Whatever may be the answer to this question in this case we do not regard it as before us at this time. The decree dated and filed March 17, 1936, directed defendant to pay $15 on the first day of each month for the support of the child. The decree awarding the custody of the minor to Mrs. Driver was filed on July 15, 1941. The first day of the month recurred sixty-four times during that period. Sixty-four times $15 is $960, the exact amount for which judgment was rendered. Therefore it does not appear that the trial court gave judgment for any amount accruing after filing the second decree which changed the custody from the mother to the grandmother. Thus we need express no opinion on this question argued by counsel.
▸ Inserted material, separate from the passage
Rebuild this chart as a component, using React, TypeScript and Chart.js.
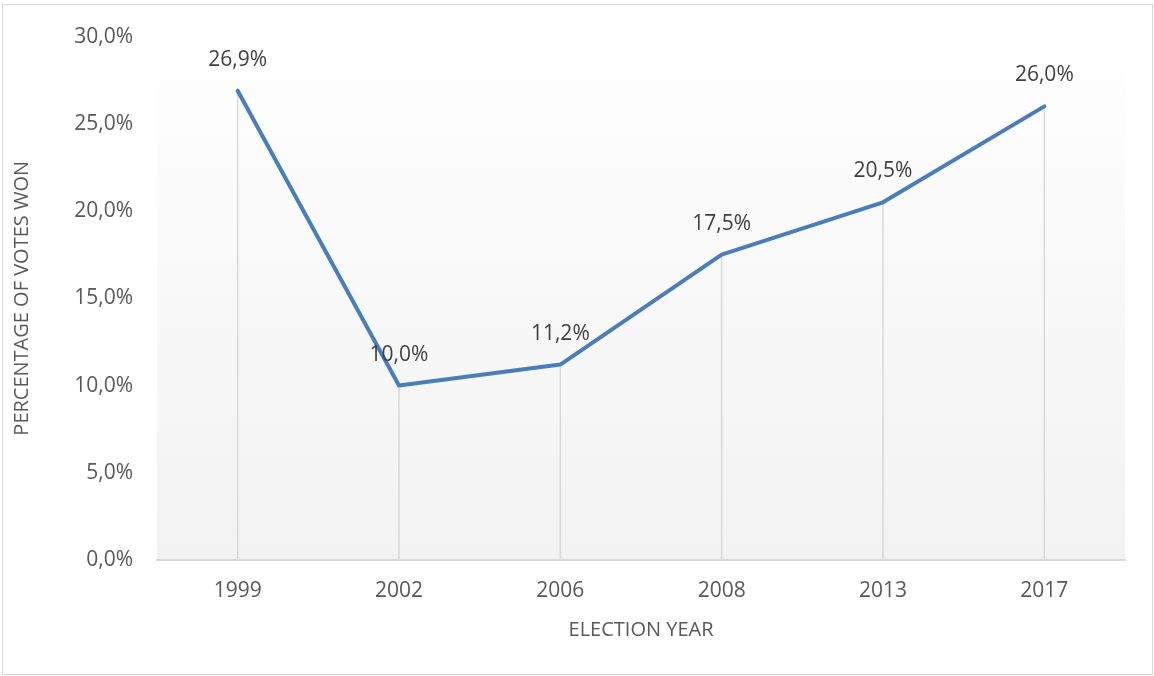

It is true that the brother of defendant testified that he made various payments to Loraine Phillips (Crista) during the time defendant was unable to help support his child. Some of those payments were made prior to the decree of divorce. It cannot be determined how much, if anything, was paid after that time. This evidence is entirely too uncertain to raise any conflict especially in view of the failure of the answer to deny the allegations of the amended complaint to the effect that defendant had failed to pay anything on account of the judgment of the New Mexico court.

The judgment is affirmed.

Barnard, P. J., and Griffin, J., concurred.

A petition for a hearing in the Supreme Court was dismissed January 10, 1945, pursuant to stipulation.